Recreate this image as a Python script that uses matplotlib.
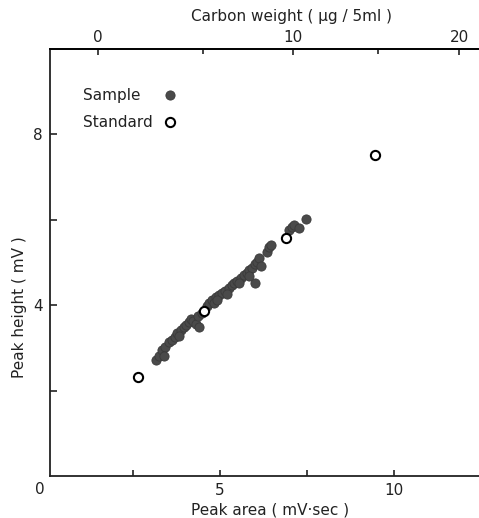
import matplotlib
matplotlib.use('Agg')
import matplotlib.pyplot as plt

# sample points (peak area mV*sec, peak height mV)
sample_x = [3.15, 3.25, 3.33, 3.42, 3.53, 3.62, 3.71, 3.76, 3.87, 3.97,
            4.02, 4.11, 4.17, 4.22, 4.31, 4.40, 4.37, 4.48, 4.63, 4.68,
            4.77, 4.88, 4.97, 5.06, 5.14, 5.26, 5.34, 5.40, 5.49, 5.59,
            5.69, 5.78, 5.83, 5.92, 6.01, 6.06, 6.12, 6.35, 6.41, 6.47,
            6.98, 7.07, 7.13, 7.27, 7.47, 6.00,
            3.39, 3.82, 4.83, 5.20, 5.55, 5.83, 6.18, 4.91]
sample_y = [2.71, 2.82, 2.94, 3.01, 3.13, 3.18, 3.25, 3.34, 3.41, 3.48,
            3.53, 3.60, 3.67, 3.62, 3.55, 3.48, 3.74, 3.81, 3.98, 4.05,
            4.12, 4.19, 4.24, 4.28, 4.33, 4.40, 4.47, 4.52, 4.56, 4.64,
            4.71, 4.75, 4.82, 4.87, 4.96, 5.01, 5.11, 5.25, 5.36, 5.41,
            5.76, 5.84, 5.88, 5.81, 6.02, 4.52,
            2.82, 3.27, 4.05, 4.26, 4.52, 4.68, 4.92, 4.12]

# standards
std_x = [2.64, 4.54, 6.90, 9.45]
std_y = [2.33, 3.87, 5.58, 7.51]

# carbon weight scale (ug/5ml) on top, placed at peak-area positions
carbon_major = ['0', '10', '20']
carbon_major_pos = [1.49, 7.09, 11.87]
carbon_minor_pos = [4.51, 9.53]

fig = plt.figure(figsize=(4.79, 5.18), dpi=100)
ax = fig.add_axes([50/479, 42/518, 429/479, 427/518])

ink = '#222222'
ax.scatter(sample_x, sample_y, s=44, facecolor='#4a4a4a', edgecolor='#3a3a3a',
           linewidth=0.6, zorder=3)
ax.scatter(std_x, std_y, s=44, facecolor='white', edgecolor='black',
           linewidth=1.5, zorder=4)

ax.set_xlim(0.115, 12.44)
ax.set_ylim(0, 10)

ax.spines['right'].set_visible(False)
for s in ['left', 'bottom', 'top']:
    ax.spines[s].set_linewidth(1.3)
    ax.spines[s].set_color(ink)

fs = 11
ax.set_xticks([2.5, 5, 7.5, 10])
ax.set_xticklabels(['', '5', '', '10'], fontsize=fs, color=ink)
ax.set_yticks([2, 4, 6, 8])
ax.set_yticklabels(['', '4', '', '8'], fontsize=fs, color=ink)
ax.tick_params(axis='x', direction='in', length=4, width=1.2, pad=5, colors=ink)
ax.tick_params(axis='y', direction='in', length=5, width=1.2, pad=5, colors=ink)
ax.text(-0.023, -0.031, '0', transform=ax.transAxes, fontsize=fs, color=ink,
        ha='center', va='center')

top = ax.twiny()
top.set_xlim(ax.get_xlim())
top.spines['right'].set_visible(False)
top.spines['left'].set_visible(False)
top.spines['bottom'].set_visible(False)
top.spines['top'].set_linewidth(1.3)
top.set_xticks(carbon_major_pos)
top.set_xticklabels(carbon_major, fontsize=fs, color=ink)
top.set_xticks(carbon_minor_pos, minor=True)
top.tick_params(axis='x', which='major', direction='in', length=4.5, width=1.2, pad=3, colors=ink)
top.tick_params(axis='x', which='minor', direction='in', length=3.5, width=1.2, colors=ink)

ax.set_xlabel('Peak area ( mV·sec )', fontsize=fs, color=ink, va='center')
ax.xaxis.set_label_coords(0.513, -0.08)
ax.set_ylabel('Peak height ( mV )', fontsize=fs, color=ink, va='center')
ax.yaxis.set_label_coords(-0.07, 0.396)
top.set_xlabel('Carbon weight ( μg / 5ml )', fontsize=fs, color=ink, va='center')
top.xaxis.set_label_coords(0.564, 1.077)

# legend drawn by hand
ax.text(0.077, 0.892, 'Sample', transform=ax.transAxes, fontsize=fs, color=ink,
        va='center', ha='left')
ax.text(0.077, 0.829, 'Standard', transform=ax.transAxes, fontsize=fs, color=ink,
        va='center', ha='left')
ax.scatter([0.28], [0.892], s=44, facecolor='#4a4a4a', edgecolor='#3a3a3a',
           linewidth=0.6, transform=ax.transAxes, clip_on=False)
ax.scatter([0.28], [0.829], s=44, facecolor='white', edgecolor='black',
           linewidth=1.5, transform=ax.transAxes, clip_on=False)

fig.savefig('out.png', dpi=100)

▬▬▬

GIVEN PROBLEM: Reproduce the data above word for word from its first line through the line that holds "import matplotlib.pyplot as plt", both ends included; skip pictures.

TASK ANSWER:
Recreate this image as a Python script that uses matplotlib.
import matplotlib
matplotlib.use('Agg')
import matplotlib.pyplot as plt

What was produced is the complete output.